金沢美大大学院を修了して公立中学校の教員となった。生活が激変した。運動部の顧問となり、土日も部活動である。練習試合、県外遠征と月に1日休みがとれるかどうかである。学校の業務も家に持ち帰って夜やらないと間に合わない。好きな美術を子供たちに教え、じっくりと絵の制作をしていこうという甘い考えは吹っ飛んだ。絵を描く時間がない。

国展への初出品は、まさに中学校教員としてスタートしたその年の4月である。作品は大学院2年の後半に練りこみテンペラで白亜地の自家製キャンバスに描いたF130号である。第64回国展におかげさまで初入選することができた。

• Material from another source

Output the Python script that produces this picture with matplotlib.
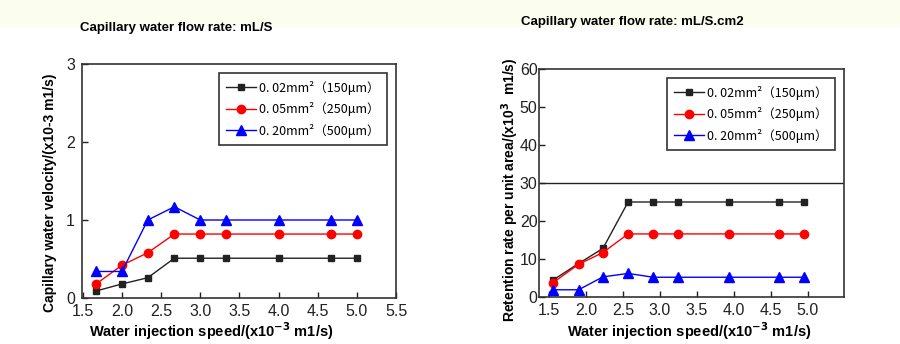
import matplotlib
matplotlib.use("Agg")
import matplotlib.pyplot as plt
from matplotlib.patches import Rectangle

# left chart: capillary water velocity
x_left = [1.67, 2.0, 2.33, 2.67, 3.0, 3.33, 4.0, 4.67, 5.0]
vel_002 = [0.09, 0.18, 0.26, 0.51, 0.51, 0.51, 0.51, 0.51, 0.51]
vel_005 = [0.18, 0.42, 0.58, 0.82, 0.82, 0.82, 0.82, 0.82, 0.82]
vel_020 = [0.34, 0.34, 1.0, 1.17, 1.0, 1.0, 1.0, 1.0, 1.0]

# right chart: retention rate per unit area
x_right = [1.55, 1.9, 2.23, 2.57, 2.91, 3.24, 3.93, 4.61, 4.95]
ret_002 = [4.4, 8.8, 12.8, 25.0, 25.0, 25.0, 25.0, 25.0, 25.0]
ret_005 = [3.7, 8.6, 11.7, 16.6, 16.6, 16.6, 16.6, 16.6, 16.6]
ret_020 = [1.9, 1.9, 5.3, 6.2, 5.2, 5.2, 5.2, 5.2, 5.2]

labels = ["0. 02mm²（150μm）", "0. 05mm²（250μm）", "0. 20mm²（500μm）"]
x_ticks = [1.5, 2.0, 2.5, 3.0, 3.5, 4.0, 4.5, 5.0, 5.5]

bold_font = ["Liberation Sans", "DejaVu Sans"]
tick_font = ["Liberation Sans", "DejaVu Sans"]
leg_font = ["Noto Sans CJK SC", "DejaVu Sans"]

fig = plt.figure(figsize=(9, 3.44), dpi=100)
fig.patches.append(Rectangle((0, 1 - 27 / 344), 1, 27 / 344, transform=fig.transFigure,
                             facecolor="#fbfdee", edgecolor="none", zorder=0))

ax1 = fig.add_axes([82 / 900, 1 - 298 / 344, 314 / 900, 234 / 344])
ax2 = fig.add_axes([539 / 900, 1 - 297 / 344, 305 / 900, 228 / 344])


def draw(ax, x, s1, s2, s3):
    ax.plot(x, s1, color="#222222", lw=1, marker="s", ms=5, label=labels[0])
    ax.plot(x, s2, color="red", lw=1, marker="o", ms=6, label=labels[1])
    ax.plot(x, s3, color="blue", lw=1, marker="^", ms=6.5, label=labels[2])
    ax.set_xticks(x_ticks)
    ax.set_xticklabels(["%.1f" % t for t in x_ticks])
    ax.tick_params(direction="in", length=4, width=1, labelsize=11.5, colors="#222222")
    ax.tick_params(axis="x", pad=4)
    for lab in ax.get_xticklabels() + ax.get_yticklabels():
        lab.set_family(tick_font)
    for sp in ax.spines.values():
        sp.set_color("#333333")
        sp.set_linewidth(1.2)
    leg = ax.legend(loc="upper right", fancybox=False, edgecolor="#333333", framealpha=1,
                    handlelength=2.4, handletextpad=0.2, labelspacing=0.6,
                    borderpad=0.6, borderaxespad=0, prop={"family": leg_font, "size": 9},
                    bbox_to_anchor=(0.97, 0.96))
    leg.get_frame().set_linewidth(1.2)


draw(ax1, x_left, vel_002, vel_005, vel_020)
ax1.tick_params(axis="y", pad=5)
ax1.set_xlim(1.49, 5.5)
ax1.set_ylim(0, 3)
ax1.set_yticks([0, 1, 2, 3])
ax1.set_xlabel("Water injection speed/(x10$^{\\mathbf{-3}}$ m1/s)", family=bold_font,
               fontweight="bold", fontsize=10.5)
ax1.xaxis.set_label_coords((211 - 82) / 314, -(320 - 298) / 234)
ax1.set_ylabel("Capillary water velocity/(x10-3 m1/s)", family=bold_font,
               fontweight="bold", fontsize=10)
ax1.yaxis.set_label_coords(-(82 - 57) / 314, 0.45)
fig.text(176 / 900, 1 - 28 / 344, "Capillary water flow rate: mL/S", family=bold_font,
         fontweight="bold", fontsize=9.5, ha="center", va="center")

draw(ax2, x_right, ret_002, ret_005, ret_020)
ax2.tick_params(axis="y", pad=1)
ax2.axhline(30, color="#222222", lw=1)
ax2.set_xlim(1.365, 5.49)
ax2.set_ylim(0, 60)
ax2.set_yticks(range(0, 61, 10))
ax2.set_xlabel("Water injection speed/(x10$^{\\mathbf{-3}}$ m1/s)", family=bold_font,
               fontweight="bold", fontsize=10.5)
ax2.xaxis.set_label_coords((689 - 539) / 305, -(320 - 297) / 228)
ax2.set_ylabel("Retention rate per unit area/(x10$^{\\mathbf{3}}$  m1/s)", family=bold_font,
               fontweight="bold", fontsize=10)
ax2.yaxis.set_label_coords(-(539 - 521) / 305, 0.47)
fig.text(632 / 900, 1 - 22 / 344, "Capillary water flow rate: mL/S.cm2", family=bold_font,
         fontweight="bold", fontsize=9.5, ha="center", va="center")

fig.savefig("out.png", dpi=100)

しかし、これからである。とにかく忙しい。このままでは忙しさを理由に、筆を折ることになる。いやそうはさせない。夜中に制作すればいい。やめるのは簡単、続けるのは難しいが、あとは根性しかない。泣きながら描けばいい。小学4年生の時に美大に行きたいと抱いた夢を一生大切にしたい。

表現には答えがない。だから悩む。だからもどかしい。自分には才能がないのではと落ち込む。表現とは一生悩むべきものではあるが、特に若いころは悩む。自分の可能性もわからない。自分は悩んだときにはいろんな画集をむさぼるように見た。そうすると、やりたいことが山のようにみつかる。好きな画家はもちろんのこと、いろんなタイプの画家の作品を見ると、逆に自分の大切にしたい表現が見えてくる。ある程度描き続けてくると、次は周りの声なんかどうでもよくなるほど、自分が描きたいことを描こうといい意味で開き直れた。

今回、第86回を迎える。その間、休むことなく国展に出品し続けた。初入選からあっという間であった。忙しい中でも国展に出そうという思いが、知らないうちに1年間の制作のリズムとして体に定着してきた。国展を通じて多くの先輩方や仲間と出会えた。制作の楽しさや頑張る勇気をもらった。こうして描き続けられているのも国展のおかげである。これからも産みの苦しみを楽しんでいきたい。